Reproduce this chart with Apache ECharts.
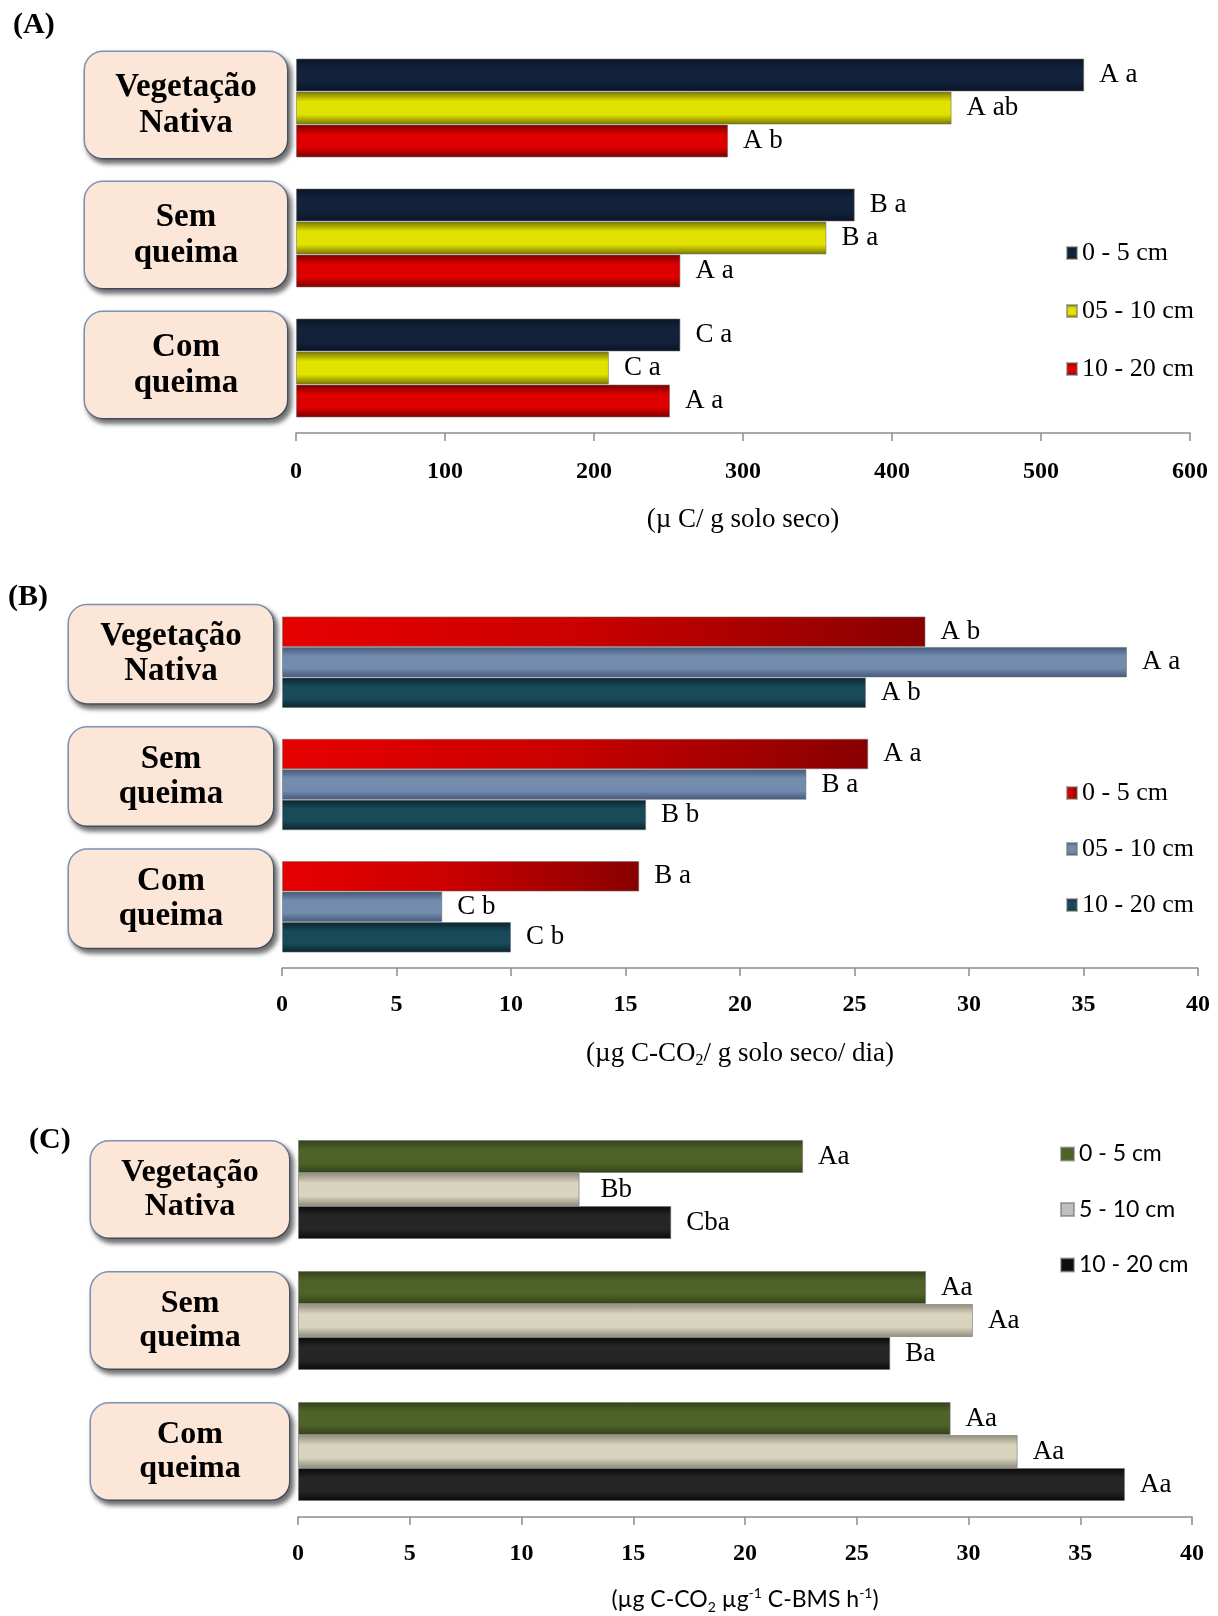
<!DOCTYPE html>
<html><head><meta charset="utf-8">
<script src="https://cdn.jsdelivr.net/npm/echarts@6/dist/echarts.min.js"></script>
<style>html,body{margin:0;padding:0;background:#fff}#c{width:1218px;height:1616px}</style>
</head><body><div id="c"></div>
<script>
// ---------- DATA ----------
const categories = ['Vegetação Nativa', 'Sem queima', 'Com queima'];
const depthA = ['0 - 5 cm', '05 - 10 cm', '10 - 20 cm'];
const depthB = ['0 - 5 cm', '05 - 10 cm', '10 - 20 cm'];
const depthC = ['0 - 5 cm', '5 - 10 cm', '10 - 20 cm'];

// Panel A (µ C/ g solo seco)
const a0_5 = [529, 375, 258];
const a5_10 = [440, 356, 210];
const a10_20 = [290, 258, 251];
const aLbl0_5 = ['A a', 'B a', 'C a'];
const aLbl5_10 = ['A ab', 'B a', 'C a'];
const aLbl10_20 = ['A b', 'A a', 'A a'];

// Panel B (µg C-CO2/ g solo seco/ dia)
const b0_5 = [28.1, 25.6, 15.6];
const b5_10 = [36.9, 22.9, 7.0];
const b10_20 = [25.5, 15.9, 10.0];
const bLbl0_5 = ['A b', 'A a', 'B a'];
const bLbl5_10 = ['A a', 'B a', 'C b'];
const bLbl10_20 = ['A b', 'B b', 'C b'];

// Panel C (µg C-CO2 µg-1 C-BMS h-1)
const c0_5 = [22.6, 28.1, 29.2];
const c5_10 = [12.6, 30.2, 32.2];
const c10_20 = [16.7, 26.5, 37.0];
const cLbl0_5 = ['Aa', 'Aa', 'Aa'];
const cLbl5_10 = ['Bb', 'Aa', 'Aa'];
const cLbl10_20 = ['Cba', 'Ba', 'Aa'];

// Axis ticks
const ticksA = [0, 100, 200, 300, 400, 500, 600];
const ticksB = [0, 5, 10, 15, 20, 25, 30, 35, 40];
const ticksC = [0, 5, 10, 15, 20, 25, 30, 35, 40];

// ---------- STYLE ----------
const SERIF = '"Liberation Serif","Times New Roman",serif';
const SANS = 'Lato,"Open Sans",sans-serif';
const G = echarts.graphic;
function vgrad(edge, mid) {
  return new G.LinearGradient(0, 0, 0, 1, [
    {offset: 0, color: edge}, {offset: 0.3, color: mid},
    {offset: 0.7, color: mid}, {offset: 1, color: edge}]);
}
const colA = [vgrad('#0a1424', '#12223b'), vgrad('#767600', '#e2e200'), vgrad('#760000', '#de0000')];
const colB = [
  new G.LinearGradient(0, 0, 1, 0, [{offset: 0, color: '#e60000'}, {offset: 0.45, color: '#cc0000'}, {offset: 1, color: '#880000'}]),
  vgrad('#44587a', '#738cae'), vgrad('#0a232c', '#184a5a')];
const colC = [vgrad('#33421a', '#4f6228'), vgrad('#8f8c7c', '#d8d4be'), vgrad('#0a0a0a', '#262626')];

function boxLabel(fs, lh, w, pv) {
  return {
    margin: 9,
    formatter: v => v.split(' ').map(s => '{t|' + s + '}').join('\n'),
    backgroundColor: '#fce6d8',
    borderColor: '#7f95b8',
    borderWidth: 1.5,
    borderRadius: 18,
    padding: [pv, 1],
    shadowColor: 'rgba(0,0,0,0.55)',
    shadowBlur: 5,
    shadowOffsetX: 3,
    shadowOffsetY: 4,
    rich: {t: {width: w, align: 'center', fontFamily: SERIF, fontWeight: 'bold', fontSize: fs, lineHeight: lh, color: '#000'}}
  };
}

function yAx(gi, fs, lh, w, pv, hideLabels) {
  const lab = boxLabel(fs, lh, w, pv);
  if (hideLabels) lab.show = false;
  return {type: 'category', gridIndex: gi, data: categories, inverse: true,
    axisLine: {show: false}, axisTick: {show: false}, axisLabel: lab};
}
function xAx(gi, ticks, margin, name, nameGap, nameStyle) {
  return {type: 'value', gridIndex: gi, min: ticks[0], max: ticks[ticks.length - 1],
    interval: ticks[1] - ticks[0],
    splitLine: {show: false},
    axisLine: {show: true, lineStyle: {color: '#8c8c8c', width: 1.5}},
    axisTick: {show: true, length: 8, lineStyle: {color: '#8c8c8c', width: 1.5}},
    axisLabel: {margin: margin, fontFamily: SERIF, fontWeight: 'bold', fontSize: 24, color: '#000'},
    name: name, nameLocation: 'middle', nameGap: nameGap, nameTextStyle: nameStyle};
}

function ser(name, vals, lbls, gi, color, bw, fontFamily, special) {
  return {
    type: 'bar', name: name, xAxisIndex: gi, yAxisIndex: gi,
    barWidth: bw, barGap: '0%',
    itemStyle: {color: color, borderColor: 'rgba(110,110,110,0.55)', borderWidth: 1},
    label: {show: true, position: 'right', distance: 15,
      formatter: p => lbls[p.dataIndex],
      fontFamily: fontFamily, fontSize: 27, color: '#000'},
    data: vals.map((v, i) => (special && special[i]) ? {value: v, label: special[i]} : v)
  };
}

const sfxB = ' ', sfxC = '  ';

const option = {
  animation: false,
  backgroundColor: '#fff',
  title: [
    {text: '(A)', left: 8, top: 5, textStyle: {fontFamily: SERIF, fontWeight: 'bold', fontSize: 30, color: '#000'}},
    {text: '(B)', left: 3, top: 577, textStyle: {fontFamily: SERIF, fontWeight: 'bold', fontSize: 30, color: '#000'}},
    {text: '(C)', left: 24, top: 1120, textStyle: {fontFamily: SERIF, fontWeight: 'bold', fontSize: 30, color: '#000'}}
  ],
  grid: [
    {left: 296, width: 894, top: 43, height: 390},
    {left: 282, width: 916, top: 601, height: 367},
    {left: 298, width: 894, top: 1124, height: 393},
    {left: 282, width: 916, top: 593, height: 367},   // label-only grid for panel B boxes
    {left: 296, width: 894, top: 40, height: 390}     // label-only grid for panel A boxes
  ],
  yAxis: [yAx(0, 33, 36, 200, 17, true), yAx(1, 33, 35, 202, 14, true), yAx(2, 32, 34, 196, 14),
          yAx(3, 33, 35, 202, 14), yAx(4, 33, 36, 200, 17)],
  xAxis: [
    xAx(0, ticksA, 27, '(µ C/ g solo seco)', 73, {fontFamily: SERIF, fontSize: 27, color: '#000'}),
    xAx(1, ticksB, 25, '{n|(µg C-CO}{s|2}{n|/ g solo seco/ dia)}', 71,
      {rich: {n: {fontFamily: SERIF, fontSize: 27, lineHeight: 30, color: '#000'},
              s: {fontFamily: SERIF, fontSize: 16, lineHeight: 16, verticalAlign: 'bottom', color: '#000'}}}),
    xAx(2, ticksC, 25, '{n|(µg C-CO}{s|2}{n| µg}{p|-1}{n| C-BMS h}{p|-1}{n|)}', 69,
      {rich: {n: {fontFamily: SANS, fontSize: 23, lineHeight: 28, color: '#000'},
              s: {fontFamily: SANS, fontSize: 14, lineHeight: 14, verticalAlign: 'bottom', color: '#000'},
              p: {fontFamily: SANS, fontSize: 14, lineHeight: 14, verticalAlign: 'top', color: '#000'}}}),
    {type: 'value', gridIndex: 3, min: 0, max: 40, show: false},
    {type: 'value', gridIndex: 4, min: 0, max: 600, show: false}
  ],
  legend: [
    {orient: 'vertical', left: 1061, top: 235, itemGap: 32, itemWidth: 10, itemHeight: 12, icon: 'rect',
      data: depthA, textStyle: {fontFamily: SERIF, fontSize: 26, lineHeight: 26, color: '#000'}},
    {orient: 'vertical', left: 1061, top: 775, itemGap: 30, itemWidth: 10, itemHeight: 12, icon: 'rect',
      data: depthB.map(n => n + sfxB), textStyle: {fontFamily: SERIF, fontSize: 26, lineHeight: 26, color: '#000'}},
    {orient: 'vertical', left: 1055, top: 1136, itemGap: 29.5, itemWidth: 13, itemHeight: 13, icon: 'rect',
      data: [{name: depthC[0] + sfxC, itemStyle: {color: '#4f6228'}},
             {name: depthC[1] + sfxC, itemStyle: {color: '#bfbfbf'}},
             {name: depthC[2] + sfxC, itemStyle: {color: '#0d0d0d'}}],
      textStyle: {fontFamily: SANS, fontSize: 23, lineHeight: 26, color: '#000'}}
  ],
  series: [
    ser(depthA[0], a0_5, aLbl0_5, 0, colA[0], 33, SERIF),
    ser(depthA[1], a5_10, aLbl5_10, 0, colA[1], 33, SERIF),
    ser(depthA[2], a10_20, aLbl10_20, 0, colA[2], 33, SERIF),
    ser(depthB[0] + sfxB, b0_5, bLbl0_5, 1, colB[0], 30.5, SERIF),
    ser(depthB[1] + sfxB, b5_10, bLbl5_10, 1, colB[1], 30.5, SERIF),
    ser(depthB[2] + sfxB, b10_20, bLbl10_20, 1, colB[2], 30.5, SERIF),
    ser(depthC[0] + sfxC, c0_5, cLbl0_5, 2, colC[0], 33, SERIF),
    ser(depthC[1] + sfxC, c5_10, cLbl5_10, 2, colC[1], 33, SERIF,
      [{backgroundColor: '#fff', padding: [3, 6, 3, 6]}, null, null]),
    ser(depthC[2] + sfxC, c10_20, cLbl10_20, 2, colC[2], 33, SERIF)
  ]
};
const chart = echarts.init(document.getElementById('c'), null, {renderer: 'canvas'});
chart.setOption(option);
</script>
</body></html>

——————

◆ **WORK TO DO**:
Repeat, exactly and in full, each line from the start of the data to the line that contains "const aLbl10_20 = ['A b', 'A a', 'A a'];". Pictures do not go in.

◆ **REPLY**:
Reproduce this chart with Apache ECharts.
<!DOCTYPE html>
<html><head><meta charset="utf-8">
<script src="https://cdn.jsdelivr.net/npm/echarts@6/dist/echarts.min.js"></script>
<style>html,body{margin:0;padding:0;background:#fff}#c{width:1218px;height:1616px}</style>
</head><body><div id="c"></div>
<script>
// ---------- DATA ----------
const categories = ['Vegetação Nativa', 'Sem queima', 'Com queima'];
const depthA = ['0 - 5 cm', '05 - 10 cm', '10 - 20 cm'];
const depthB = ['0 - 5 cm', '05 - 10 cm', '10 - 20 cm'];
const depthC = ['0 - 5 cm', '5 - 10 cm', '10 - 20 cm'];

// Panel A (µ C/ g solo seco)
const a0_5 = [529, 375, 258];
const a5_10 = [440, 356, 210];
const a10_20 = [290, 258, 251];
const aLbl0_5 = ['A a', 'B a', 'C a'];
const aLbl5_10 = ['A ab', 'B a', 'C a'];
const aLbl10_20 = ['A b', 'A a', 'A a'];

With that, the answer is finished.